● **INFORMATION PROVIDED**
>>>

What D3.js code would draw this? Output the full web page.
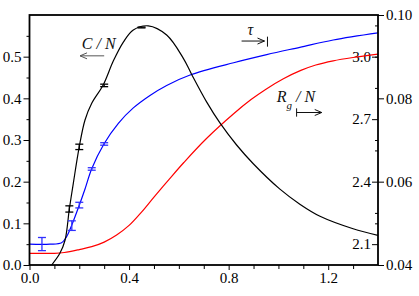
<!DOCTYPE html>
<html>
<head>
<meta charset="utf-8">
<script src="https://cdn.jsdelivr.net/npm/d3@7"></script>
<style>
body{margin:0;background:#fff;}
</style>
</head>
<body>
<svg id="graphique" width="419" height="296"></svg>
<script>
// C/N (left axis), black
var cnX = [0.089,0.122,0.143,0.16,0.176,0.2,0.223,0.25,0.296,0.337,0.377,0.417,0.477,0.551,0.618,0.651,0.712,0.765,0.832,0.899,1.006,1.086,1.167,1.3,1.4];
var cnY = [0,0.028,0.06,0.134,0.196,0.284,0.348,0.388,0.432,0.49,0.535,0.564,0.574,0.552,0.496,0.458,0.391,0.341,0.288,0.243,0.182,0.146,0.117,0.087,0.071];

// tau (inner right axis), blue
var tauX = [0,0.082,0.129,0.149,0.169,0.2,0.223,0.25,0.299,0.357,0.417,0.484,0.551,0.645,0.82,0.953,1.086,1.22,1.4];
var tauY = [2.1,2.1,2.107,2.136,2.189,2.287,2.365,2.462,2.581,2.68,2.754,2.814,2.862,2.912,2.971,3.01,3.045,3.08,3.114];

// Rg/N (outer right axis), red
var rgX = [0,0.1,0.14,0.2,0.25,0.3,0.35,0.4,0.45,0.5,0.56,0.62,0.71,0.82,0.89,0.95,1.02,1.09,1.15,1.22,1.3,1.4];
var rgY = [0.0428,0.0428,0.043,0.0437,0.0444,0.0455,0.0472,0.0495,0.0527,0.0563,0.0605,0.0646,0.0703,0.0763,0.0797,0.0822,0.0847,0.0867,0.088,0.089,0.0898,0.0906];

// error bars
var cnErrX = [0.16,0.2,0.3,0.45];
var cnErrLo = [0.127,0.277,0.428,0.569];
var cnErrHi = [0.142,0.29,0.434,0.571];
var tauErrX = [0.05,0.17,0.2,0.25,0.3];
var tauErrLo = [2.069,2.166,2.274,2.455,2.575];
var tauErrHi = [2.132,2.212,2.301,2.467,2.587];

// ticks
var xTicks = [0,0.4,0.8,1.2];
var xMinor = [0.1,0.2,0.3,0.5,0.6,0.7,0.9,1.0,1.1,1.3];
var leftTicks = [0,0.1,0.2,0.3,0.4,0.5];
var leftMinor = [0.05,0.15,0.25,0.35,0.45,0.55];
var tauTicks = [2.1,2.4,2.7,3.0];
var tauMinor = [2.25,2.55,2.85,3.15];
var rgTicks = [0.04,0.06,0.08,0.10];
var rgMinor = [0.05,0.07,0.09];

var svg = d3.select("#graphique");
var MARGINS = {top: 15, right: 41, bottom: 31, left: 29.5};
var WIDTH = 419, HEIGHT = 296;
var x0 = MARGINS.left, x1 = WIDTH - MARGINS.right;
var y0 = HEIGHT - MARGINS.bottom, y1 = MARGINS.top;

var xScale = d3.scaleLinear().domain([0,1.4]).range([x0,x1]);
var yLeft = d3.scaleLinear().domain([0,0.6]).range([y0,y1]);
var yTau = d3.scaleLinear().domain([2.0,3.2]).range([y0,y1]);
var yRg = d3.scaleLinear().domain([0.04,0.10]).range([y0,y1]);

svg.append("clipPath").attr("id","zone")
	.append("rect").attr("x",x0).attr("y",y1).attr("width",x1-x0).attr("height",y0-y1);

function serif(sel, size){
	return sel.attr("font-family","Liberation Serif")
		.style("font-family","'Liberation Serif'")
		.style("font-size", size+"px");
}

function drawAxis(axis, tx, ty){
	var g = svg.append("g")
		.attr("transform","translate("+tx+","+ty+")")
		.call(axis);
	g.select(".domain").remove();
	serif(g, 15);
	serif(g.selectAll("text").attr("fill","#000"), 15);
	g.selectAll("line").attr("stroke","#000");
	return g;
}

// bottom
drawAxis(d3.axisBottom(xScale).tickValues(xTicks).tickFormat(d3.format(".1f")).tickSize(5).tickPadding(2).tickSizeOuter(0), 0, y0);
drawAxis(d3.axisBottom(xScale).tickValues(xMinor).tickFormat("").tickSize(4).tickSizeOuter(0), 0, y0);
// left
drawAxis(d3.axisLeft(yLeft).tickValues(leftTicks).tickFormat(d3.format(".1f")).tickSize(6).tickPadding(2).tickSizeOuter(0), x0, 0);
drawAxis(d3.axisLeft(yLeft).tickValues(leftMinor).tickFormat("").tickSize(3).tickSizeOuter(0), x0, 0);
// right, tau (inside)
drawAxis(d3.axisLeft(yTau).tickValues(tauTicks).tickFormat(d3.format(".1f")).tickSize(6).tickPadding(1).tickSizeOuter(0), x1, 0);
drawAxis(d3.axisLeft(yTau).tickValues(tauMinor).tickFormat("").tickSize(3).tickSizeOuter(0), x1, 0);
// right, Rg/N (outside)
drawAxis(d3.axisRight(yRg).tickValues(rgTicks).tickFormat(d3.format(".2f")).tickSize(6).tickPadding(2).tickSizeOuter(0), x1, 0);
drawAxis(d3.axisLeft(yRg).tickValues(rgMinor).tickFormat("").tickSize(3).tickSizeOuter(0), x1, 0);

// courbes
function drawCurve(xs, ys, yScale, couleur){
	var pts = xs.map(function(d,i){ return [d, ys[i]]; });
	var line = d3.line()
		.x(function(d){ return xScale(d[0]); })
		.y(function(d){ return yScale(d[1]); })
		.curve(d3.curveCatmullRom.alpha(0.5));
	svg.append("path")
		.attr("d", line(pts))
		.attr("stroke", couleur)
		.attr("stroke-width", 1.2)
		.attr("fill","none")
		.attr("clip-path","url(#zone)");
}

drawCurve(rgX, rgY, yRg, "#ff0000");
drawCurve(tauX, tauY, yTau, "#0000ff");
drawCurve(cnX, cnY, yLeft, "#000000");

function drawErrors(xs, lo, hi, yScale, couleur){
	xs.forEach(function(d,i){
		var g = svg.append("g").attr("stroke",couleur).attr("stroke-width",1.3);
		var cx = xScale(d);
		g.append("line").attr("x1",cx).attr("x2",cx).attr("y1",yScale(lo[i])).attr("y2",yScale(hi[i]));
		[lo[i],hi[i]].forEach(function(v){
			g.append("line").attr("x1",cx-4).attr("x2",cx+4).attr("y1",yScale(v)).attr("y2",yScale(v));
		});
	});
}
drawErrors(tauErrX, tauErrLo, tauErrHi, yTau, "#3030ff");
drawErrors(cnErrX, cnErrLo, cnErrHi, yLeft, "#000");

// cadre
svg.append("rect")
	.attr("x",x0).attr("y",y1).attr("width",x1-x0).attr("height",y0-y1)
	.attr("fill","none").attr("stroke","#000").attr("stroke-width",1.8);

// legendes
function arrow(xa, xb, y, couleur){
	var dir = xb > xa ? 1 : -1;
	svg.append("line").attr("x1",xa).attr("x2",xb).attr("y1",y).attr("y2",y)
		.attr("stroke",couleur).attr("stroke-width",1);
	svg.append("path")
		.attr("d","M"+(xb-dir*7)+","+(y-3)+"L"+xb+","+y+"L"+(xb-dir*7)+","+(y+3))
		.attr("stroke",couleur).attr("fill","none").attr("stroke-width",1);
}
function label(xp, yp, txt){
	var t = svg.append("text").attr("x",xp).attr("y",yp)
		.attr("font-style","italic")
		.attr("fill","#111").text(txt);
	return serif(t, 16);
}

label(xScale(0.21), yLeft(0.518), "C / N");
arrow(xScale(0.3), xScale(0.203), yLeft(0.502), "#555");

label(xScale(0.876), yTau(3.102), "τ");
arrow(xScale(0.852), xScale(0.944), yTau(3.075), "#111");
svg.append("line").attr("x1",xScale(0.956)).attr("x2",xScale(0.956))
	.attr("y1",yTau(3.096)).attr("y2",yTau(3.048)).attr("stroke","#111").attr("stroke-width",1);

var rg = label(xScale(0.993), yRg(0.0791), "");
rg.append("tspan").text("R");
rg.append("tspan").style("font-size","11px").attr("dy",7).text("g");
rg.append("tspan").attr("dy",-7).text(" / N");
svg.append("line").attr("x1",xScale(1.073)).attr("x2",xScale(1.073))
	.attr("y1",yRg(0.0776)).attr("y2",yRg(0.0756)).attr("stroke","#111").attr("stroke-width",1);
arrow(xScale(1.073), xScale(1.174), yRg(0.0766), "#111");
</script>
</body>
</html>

<<<

● **WHAT THE TASK REQUIRES**
Repeat only the lines from the beginning of the material through the line containing "var rgMinor = [0.05,0.07,0.09];", both ends kept, leaving pictures out.

● **SOLUTION BELOW**
What D3.js code would draw this? Output the full web page.
<!DOCTYPE html>
<html>
<head>
<meta charset="utf-8">
<script src="https://cdn.jsdelivr.net/npm/d3@7"></script>
<style>
body{margin:0;background:#fff;}
</style>
</head>
<body>
<svg id="graphique" width="419" height="296"></svg>
<script>
// C/N (left axis), black
var cnX = [0.089,0.122,0.143,0.16,0.176,0.2,0.223,0.25,0.296,0.337,0.377,0.417,0.477,0.551,0.618,0.651,0.712,0.765,0.832,0.899,1.006,1.086,1.167,1.3,1.4];
var cnY = [0,0.028,0.06,0.134,0.196,0.284,0.348,0.388,0.432,0.49,0.535,0.564,0.574,0.552,0.496,0.458,0.391,0.341,0.288,0.243,0.182,0.146,0.117,0.087,0.071];

// tau (inner right axis), blue
var tauX = [0,0.082,0.129,0.149,0.169,0.2,0.223,0.25,0.299,0.357,0.417,0.484,0.551,0.645,0.82,0.953,1.086,1.22,1.4];
var tauY = [2.1,2.1,2.107,2.136,2.189,2.287,2.365,2.462,2.581,2.68,2.754,2.814,2.862,2.912,2.971,3.01,3.045,3.08,3.114];

// Rg/N (outer right axis), red
var rgX = [0,0.1,0.14,0.2,0.25,0.3,0.35,0.4,0.45,0.5,0.56,0.62,0.71,0.82,0.89,0.95,1.02,1.09,1.15,1.22,1.3,1.4];
var rgY = [0.0428,0.0428,0.043,0.0437,0.0444,0.0455,0.0472,0.0495,0.0527,0.0563,0.0605,0.0646,0.0703,0.0763,0.0797,0.0822,0.0847,0.0867,0.088,0.089,0.0898,0.0906];

// error bars
var cnErrX = [0.16,0.2,0.3,0.45];
var cnErrLo = [0.127,0.277,0.428,0.569];
var cnErrHi = [0.142,0.29,0.434,0.571];
var tauErrX = [0.05,0.17,0.2,0.25,0.3];
var tauErrLo = [2.069,2.166,2.274,2.455,2.575];
var tauErrHi = [2.132,2.212,2.301,2.467,2.587];

// ticks
var xTicks = [0,0.4,0.8,1.2];
var xMinor = [0.1,0.2,0.3,0.5,0.6,0.7,0.9,1.0,1.1,1.3];
var leftTicks = [0,0.1,0.2,0.3,0.4,0.5];
var leftMinor = [0.05,0.15,0.25,0.35,0.45,0.55];
var tauTicks = [2.1,2.4,2.7,3.0];
var tauMinor = [2.25,2.55,2.85,3.15];
var rgTicks = [0.04,0.06,0.08,0.10];
var rgMinor = [0.05,0.07,0.09];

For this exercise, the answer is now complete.